Problem description:
Copy each line below exactly and leave the pictures out.

○ ○ ○ ○

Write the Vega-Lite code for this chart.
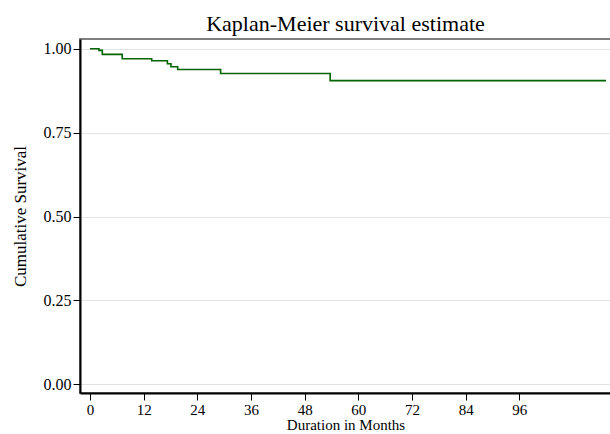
{
  "$schema": "https://vega.github.io/schema/vega-lite/v6.json",
  "width": 531,
  "height": 354,
  "autosize": {"type": "none"},
  "padding": {"left": 80, "top": 39, "right": 0, "bottom": 41},
  "background": "white",
  "title": {
    "text": "Kaplan-Meier survival estimate",
    "font": "Liberation Serif",
    "fontSize": 22,
    "fontWeight": "normal",
    "color": "black",
    "anchor": "middle",
    "frame": "group",
    "offset": 3
  },
  "config": {
    "view": {"stroke": "#7f7f7f", "strokeWidth": 2},
    "axis": {
      "labelFont": "Liberation Serif",
      "titleFont": "Liberation Serif",
      "labelFontSize": 16,
      "titleFontSize": 16,
      "titleFontWeight": "normal",
      "labelColor": "black",
      "titleColor": "black",
      "domainColor": "black",
      "domainWidth": 2,
      "tickColor": "black",
      "tickSize": 7,
      "tickWidth": 1,
      "labelPadding": 2
    }
  },
  "data": {
    "values": [
      {"t": 0, "s": 1.0},
      {"t": 2.0, "s": 0.995},
      {"t": 2.75, "s": 0.983},
      {"t": 7.2, "s": 0.970},
      {"t": 13.8, "s": 0.964},
      {"t": 17.3, "s": 0.955},
      {"t": 18.1, "s": 0.946},
      {"t": 19.6, "s": 0.938},
      {"t": 29.2, "s": 0.926},
      {"t": 53.7, "s": 0.905},
      {"t": 115.4, "s": 0.905}
    ]
  },
  "mark": {"type": "line", "interpolate": "step-after", "color": "#006400", "strokeWidth": 1.6},
  "encoding": {
    "x": {
      "field": "t",
      "type": "quantitative",
      "scale": {"domain": [-2.24, 116.5], "nice": false, "zero": false},
      "axis": {
        "title": "Duration in Months",
        "labelFontSize": 15,
        "titleFontSize": 15,
        "values": [0, 12, 24, 36, 48, 60, 72, 84, 96],
        "grid": false,
        "titlePadding": 0,
        "labelFlush": false
      }
    },
    "y": {
      "field": "s",
      "type": "quantitative",
      "scale": {"domain": [-0.0259, 1.0289], "nice": false, "zero": false},
      "axis": {
        "title": "Cumulative Survival",
        "titleFontSize": 17,
        "values": [0, 0.25, 0.5, 0.75, 1],
        "format": ".2f",
        "grid": true,
        "gridColor": "#e3e3e3",
        "gridWidth": 1,
        "titlePadding": 14,
        "labelFlush": false
      }
    }
  }
}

○ ○ ○ ○

The output:
Write the Vega-Lite code for this chart.
{
  "$schema": "https://vega.github.io/schema/vega-lite/v6.json",
  "width": 531,
  "height": 354,
  "autosize": {"type": "none"},
  "padding": {"left": 80, "top": 39, "right": 0, "bottom": 41},
  "background": "white",
  "title": {
    "text": "Kaplan-Meier survival estimate",
    "font": "Liberation Serif",
    "fontSize": 22,
    "fontWeight": "normal",
    "color": "black",
    "anchor": "middle",
    "frame": "group",
    "offset": 3
  },
  "config": {
    "view": {"stroke": "#7f7f7f", "strokeWidth": 2},
    "axis": {
      "labelFont": "Liberation Serif",
      "titleFont": "Liberation Serif",
      "labelFontSize": 16,
      "titleFontSize": 16,
      "titleFontWeight": "normal",
      "labelColor": "black",
      "titleColor": "black",
      "domainColor": "black",
      "domainWidth": 2,
      "tickColor": "black",
      "tickSize": 7,
      "tickWidth": 1,
      "labelPadding": 2
    }
  },
  "data": {
    "values": [
      {"t": 0, "s": 1.0},
      {"t": 2.0, "s": 0.995},
      {"t": 2.75, "s": 0.983},
      {"t": 7.2, "s": 0.970},
      {"t": 13.8, "s": 0.964},
      {"t": 17.3, "s": 0.955},
      {"t": 18.1, "s": 0.946},
      {"t": 19.6, "s": 0.938},
      {"t": 29.2, "s": 0.926},
      {"t": 53.7, "s": 0.905},
      {"t": 115.4, "s": 0.905}
    ]
  },
  "mark": {"type": "line", "interpolate": "step-after", "color": "#006400", "strokeWidth": 1.6},
  "encoding": {
    "x": {
      "field": "t",
      "type": "quantitative",
      "scale": {"domain": [-2.24, 116.5], "nice": false, "zero": false},
      "axis": {
        "title": "Duration in Months",
        "labelFontSize": 15,
        "titleFontSize": 15,
        "values": [0, 12, 24, 36, 48, 60, 72, 84, 96],
        "grid": false,
        "titlePadding": 0,
        "labelFlush": false
      }
    },
    "y": {
      "field": "s",
      "type": "quantitative",
      "scale": {"domain": [-0.0259, 1.0289], "nice": false, "zero": false},
      "axis": {
        "title": "Cumulative Survival",
        "titleFontSize": 17,
        "values": [0, 0.25, 0.5, 0.75, 1],
        "format": ".2f",
        "grid": true,
        "gridColor": "#e3e3e3",
        "gridWidth": 1,
        "titlePadding": 14,
        "labelFlush": false
      }
    }
  }
}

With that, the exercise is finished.